● **Records for the task**:
###
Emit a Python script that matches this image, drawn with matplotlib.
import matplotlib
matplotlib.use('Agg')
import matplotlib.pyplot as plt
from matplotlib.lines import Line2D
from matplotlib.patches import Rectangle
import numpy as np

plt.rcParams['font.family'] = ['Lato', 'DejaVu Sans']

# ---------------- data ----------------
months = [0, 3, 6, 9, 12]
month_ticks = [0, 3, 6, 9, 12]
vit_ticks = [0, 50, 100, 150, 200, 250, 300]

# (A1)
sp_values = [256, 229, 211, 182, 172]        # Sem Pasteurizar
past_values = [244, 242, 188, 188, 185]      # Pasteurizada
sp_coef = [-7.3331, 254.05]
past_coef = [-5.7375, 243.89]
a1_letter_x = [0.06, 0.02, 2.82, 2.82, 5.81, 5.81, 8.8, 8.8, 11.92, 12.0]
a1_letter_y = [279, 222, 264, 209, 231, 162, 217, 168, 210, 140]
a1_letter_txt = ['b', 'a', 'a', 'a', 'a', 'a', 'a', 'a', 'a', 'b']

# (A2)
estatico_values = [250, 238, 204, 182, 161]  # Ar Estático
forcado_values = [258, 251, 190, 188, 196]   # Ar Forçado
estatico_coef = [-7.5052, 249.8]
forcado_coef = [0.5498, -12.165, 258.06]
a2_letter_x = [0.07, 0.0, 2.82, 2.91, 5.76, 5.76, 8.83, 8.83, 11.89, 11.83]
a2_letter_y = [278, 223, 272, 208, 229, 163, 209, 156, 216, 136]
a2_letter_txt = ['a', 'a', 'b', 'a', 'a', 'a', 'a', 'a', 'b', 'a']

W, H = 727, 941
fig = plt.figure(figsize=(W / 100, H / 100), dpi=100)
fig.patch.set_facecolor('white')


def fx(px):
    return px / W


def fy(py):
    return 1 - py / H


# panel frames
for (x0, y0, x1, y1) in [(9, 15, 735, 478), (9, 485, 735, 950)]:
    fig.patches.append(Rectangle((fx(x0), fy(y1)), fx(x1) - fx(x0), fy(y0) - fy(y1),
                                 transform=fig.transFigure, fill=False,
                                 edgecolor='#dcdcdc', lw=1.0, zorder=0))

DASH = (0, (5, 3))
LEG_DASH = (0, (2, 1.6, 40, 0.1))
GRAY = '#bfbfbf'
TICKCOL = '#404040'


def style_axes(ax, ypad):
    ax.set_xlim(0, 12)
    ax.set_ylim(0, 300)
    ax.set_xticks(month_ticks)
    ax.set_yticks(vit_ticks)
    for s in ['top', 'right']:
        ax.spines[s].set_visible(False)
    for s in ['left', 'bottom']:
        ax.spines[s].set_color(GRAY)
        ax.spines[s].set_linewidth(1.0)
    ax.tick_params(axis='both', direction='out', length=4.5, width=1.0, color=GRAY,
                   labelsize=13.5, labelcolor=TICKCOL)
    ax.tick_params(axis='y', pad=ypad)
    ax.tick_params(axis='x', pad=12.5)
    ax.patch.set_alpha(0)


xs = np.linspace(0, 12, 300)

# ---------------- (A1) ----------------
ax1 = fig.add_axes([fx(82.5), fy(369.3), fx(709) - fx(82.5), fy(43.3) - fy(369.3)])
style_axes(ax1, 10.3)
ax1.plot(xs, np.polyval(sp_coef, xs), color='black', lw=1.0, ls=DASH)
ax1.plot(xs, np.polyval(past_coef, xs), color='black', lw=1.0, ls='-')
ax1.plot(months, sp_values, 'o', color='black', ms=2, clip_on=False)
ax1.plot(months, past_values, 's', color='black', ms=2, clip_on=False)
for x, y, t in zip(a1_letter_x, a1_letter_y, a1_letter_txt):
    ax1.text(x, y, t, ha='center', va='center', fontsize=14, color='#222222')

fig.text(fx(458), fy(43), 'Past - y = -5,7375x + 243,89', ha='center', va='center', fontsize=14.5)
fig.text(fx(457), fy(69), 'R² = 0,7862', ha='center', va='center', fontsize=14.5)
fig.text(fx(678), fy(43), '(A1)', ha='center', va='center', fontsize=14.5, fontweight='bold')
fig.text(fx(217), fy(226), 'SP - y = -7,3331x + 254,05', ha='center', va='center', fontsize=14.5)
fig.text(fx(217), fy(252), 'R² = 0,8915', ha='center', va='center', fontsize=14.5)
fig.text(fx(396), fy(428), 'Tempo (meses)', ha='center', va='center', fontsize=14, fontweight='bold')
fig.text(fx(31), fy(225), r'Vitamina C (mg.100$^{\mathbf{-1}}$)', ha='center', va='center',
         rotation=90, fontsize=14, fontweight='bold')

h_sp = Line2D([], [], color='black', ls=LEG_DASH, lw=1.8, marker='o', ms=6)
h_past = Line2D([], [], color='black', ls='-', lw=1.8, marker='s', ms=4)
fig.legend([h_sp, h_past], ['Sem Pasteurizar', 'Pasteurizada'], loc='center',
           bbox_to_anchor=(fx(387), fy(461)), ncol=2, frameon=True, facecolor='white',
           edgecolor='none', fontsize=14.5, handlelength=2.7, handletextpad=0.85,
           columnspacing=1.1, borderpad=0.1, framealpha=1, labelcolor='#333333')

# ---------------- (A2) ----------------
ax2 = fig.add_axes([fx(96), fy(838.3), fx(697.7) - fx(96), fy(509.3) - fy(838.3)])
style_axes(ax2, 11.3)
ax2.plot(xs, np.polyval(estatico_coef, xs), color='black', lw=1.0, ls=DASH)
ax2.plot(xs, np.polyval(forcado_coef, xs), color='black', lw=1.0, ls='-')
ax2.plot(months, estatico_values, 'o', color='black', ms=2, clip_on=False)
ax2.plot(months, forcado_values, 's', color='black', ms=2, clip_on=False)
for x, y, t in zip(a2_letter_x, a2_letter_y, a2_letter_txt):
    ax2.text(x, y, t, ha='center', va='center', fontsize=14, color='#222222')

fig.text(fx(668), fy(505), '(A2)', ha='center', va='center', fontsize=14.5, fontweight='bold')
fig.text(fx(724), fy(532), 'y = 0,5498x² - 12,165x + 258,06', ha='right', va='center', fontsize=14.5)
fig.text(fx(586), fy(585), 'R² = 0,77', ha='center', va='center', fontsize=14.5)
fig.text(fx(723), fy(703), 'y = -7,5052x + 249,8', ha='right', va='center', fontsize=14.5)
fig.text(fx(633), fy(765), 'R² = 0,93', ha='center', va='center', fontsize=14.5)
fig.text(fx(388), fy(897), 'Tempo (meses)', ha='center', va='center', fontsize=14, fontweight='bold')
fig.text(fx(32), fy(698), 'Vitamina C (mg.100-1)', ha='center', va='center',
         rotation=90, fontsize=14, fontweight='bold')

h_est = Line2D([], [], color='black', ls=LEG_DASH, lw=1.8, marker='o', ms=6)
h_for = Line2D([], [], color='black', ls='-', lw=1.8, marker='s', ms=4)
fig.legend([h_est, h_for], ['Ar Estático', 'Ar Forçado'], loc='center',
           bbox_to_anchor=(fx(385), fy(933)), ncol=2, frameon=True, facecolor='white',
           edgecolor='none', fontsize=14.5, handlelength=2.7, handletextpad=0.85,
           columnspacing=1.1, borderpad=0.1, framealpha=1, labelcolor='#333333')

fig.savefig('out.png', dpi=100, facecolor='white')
###
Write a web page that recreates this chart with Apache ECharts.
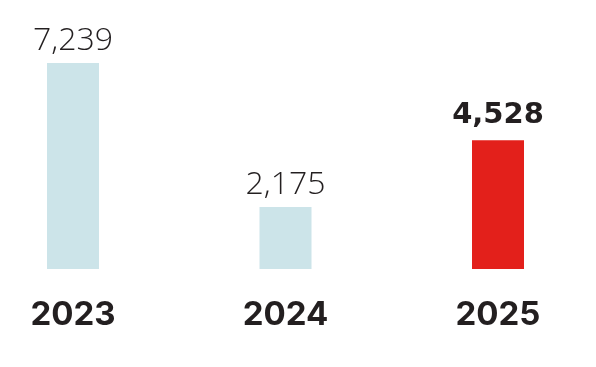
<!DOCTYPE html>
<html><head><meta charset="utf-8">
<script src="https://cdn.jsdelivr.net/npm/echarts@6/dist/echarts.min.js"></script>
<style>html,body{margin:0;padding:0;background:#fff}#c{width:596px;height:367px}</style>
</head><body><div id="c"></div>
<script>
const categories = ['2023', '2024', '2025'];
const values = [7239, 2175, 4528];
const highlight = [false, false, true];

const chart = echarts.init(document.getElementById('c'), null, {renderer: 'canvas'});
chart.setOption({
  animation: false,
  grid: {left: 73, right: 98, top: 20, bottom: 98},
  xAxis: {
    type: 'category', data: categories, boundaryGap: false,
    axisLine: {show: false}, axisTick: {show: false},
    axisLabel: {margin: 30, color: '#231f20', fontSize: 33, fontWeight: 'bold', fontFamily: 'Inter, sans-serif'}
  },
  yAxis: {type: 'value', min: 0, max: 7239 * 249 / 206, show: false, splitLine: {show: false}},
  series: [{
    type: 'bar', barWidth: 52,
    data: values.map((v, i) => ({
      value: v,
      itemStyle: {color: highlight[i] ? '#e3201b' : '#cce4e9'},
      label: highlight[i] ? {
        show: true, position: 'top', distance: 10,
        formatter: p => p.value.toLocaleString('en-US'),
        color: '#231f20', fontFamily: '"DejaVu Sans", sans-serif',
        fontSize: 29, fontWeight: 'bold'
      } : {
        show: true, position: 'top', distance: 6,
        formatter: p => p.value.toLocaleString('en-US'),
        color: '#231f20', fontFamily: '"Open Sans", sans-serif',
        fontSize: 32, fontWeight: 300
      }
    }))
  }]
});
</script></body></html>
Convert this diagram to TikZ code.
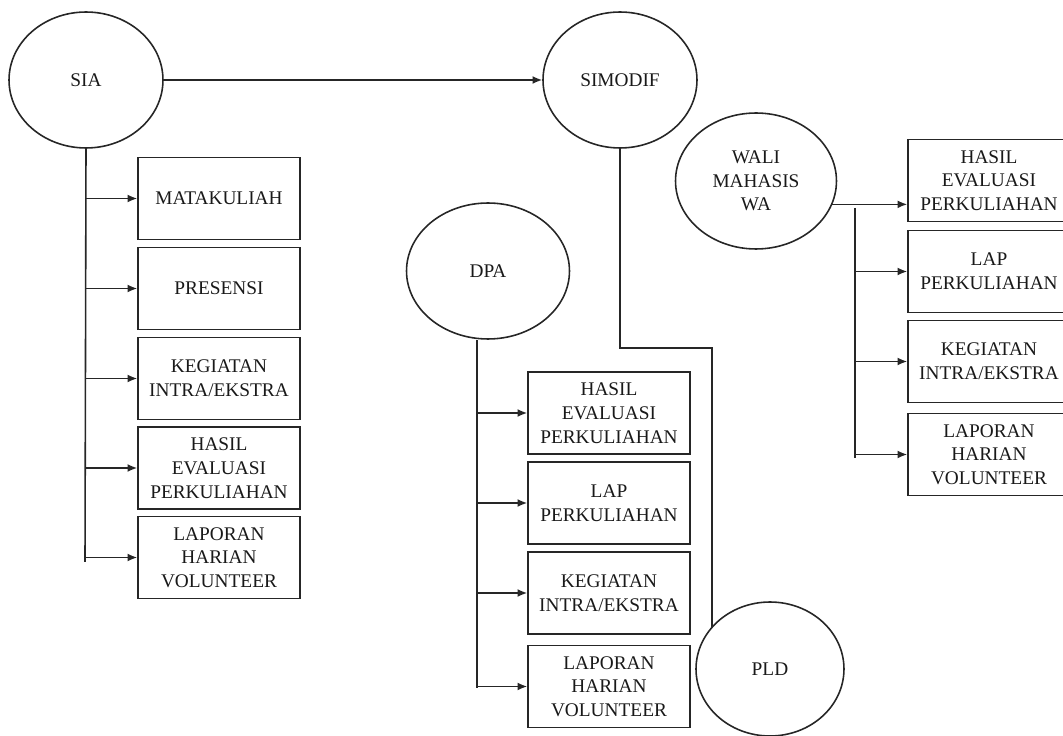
###
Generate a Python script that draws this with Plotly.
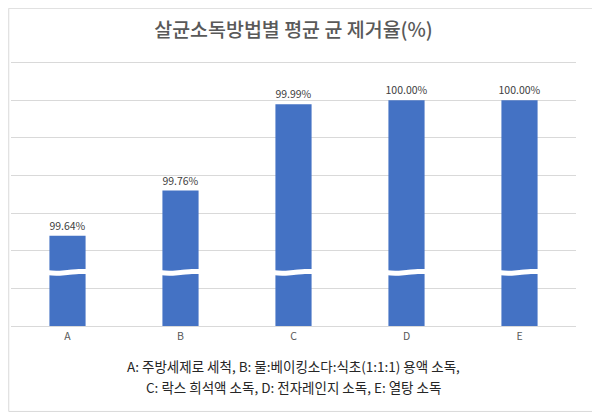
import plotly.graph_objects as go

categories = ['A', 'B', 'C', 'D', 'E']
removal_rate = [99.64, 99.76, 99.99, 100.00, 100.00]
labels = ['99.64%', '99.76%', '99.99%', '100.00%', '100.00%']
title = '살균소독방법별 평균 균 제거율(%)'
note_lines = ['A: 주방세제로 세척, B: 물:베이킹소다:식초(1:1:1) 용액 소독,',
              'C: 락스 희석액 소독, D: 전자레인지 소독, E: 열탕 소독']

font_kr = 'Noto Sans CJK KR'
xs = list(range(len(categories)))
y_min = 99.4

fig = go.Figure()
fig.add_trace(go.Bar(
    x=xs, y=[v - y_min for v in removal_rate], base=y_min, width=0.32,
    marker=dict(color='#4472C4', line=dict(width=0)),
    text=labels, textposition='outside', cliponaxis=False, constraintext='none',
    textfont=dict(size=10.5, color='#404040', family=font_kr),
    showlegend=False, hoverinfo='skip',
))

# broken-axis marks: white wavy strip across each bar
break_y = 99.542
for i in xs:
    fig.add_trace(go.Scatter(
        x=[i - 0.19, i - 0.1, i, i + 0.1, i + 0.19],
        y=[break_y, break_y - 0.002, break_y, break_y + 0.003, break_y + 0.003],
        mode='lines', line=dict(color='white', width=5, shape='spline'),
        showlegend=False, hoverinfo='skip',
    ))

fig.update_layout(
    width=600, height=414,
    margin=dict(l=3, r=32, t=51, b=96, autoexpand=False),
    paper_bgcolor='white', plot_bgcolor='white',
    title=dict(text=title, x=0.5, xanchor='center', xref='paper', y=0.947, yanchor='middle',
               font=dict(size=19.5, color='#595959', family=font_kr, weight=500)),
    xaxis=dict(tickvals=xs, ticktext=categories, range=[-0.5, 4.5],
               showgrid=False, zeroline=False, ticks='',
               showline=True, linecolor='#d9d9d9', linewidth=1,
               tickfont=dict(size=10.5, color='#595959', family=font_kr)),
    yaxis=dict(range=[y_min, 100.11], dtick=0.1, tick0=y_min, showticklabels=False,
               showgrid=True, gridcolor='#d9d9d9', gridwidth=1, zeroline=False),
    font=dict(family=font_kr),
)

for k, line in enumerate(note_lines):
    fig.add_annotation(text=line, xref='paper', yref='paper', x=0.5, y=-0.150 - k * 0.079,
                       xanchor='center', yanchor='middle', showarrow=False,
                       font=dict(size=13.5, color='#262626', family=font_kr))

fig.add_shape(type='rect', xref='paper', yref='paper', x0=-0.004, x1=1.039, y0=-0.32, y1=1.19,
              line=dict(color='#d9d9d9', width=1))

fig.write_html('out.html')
###
● **Your task**:
Your task is to gather every line with the word "that" and copy it.

● **Response for this exercise**:
Emit a Python script that matches this image, drawn with matplotlib.
Write a web page that recreates this chart with Apache ECharts.
Generate a Python script that draws this with Plotly.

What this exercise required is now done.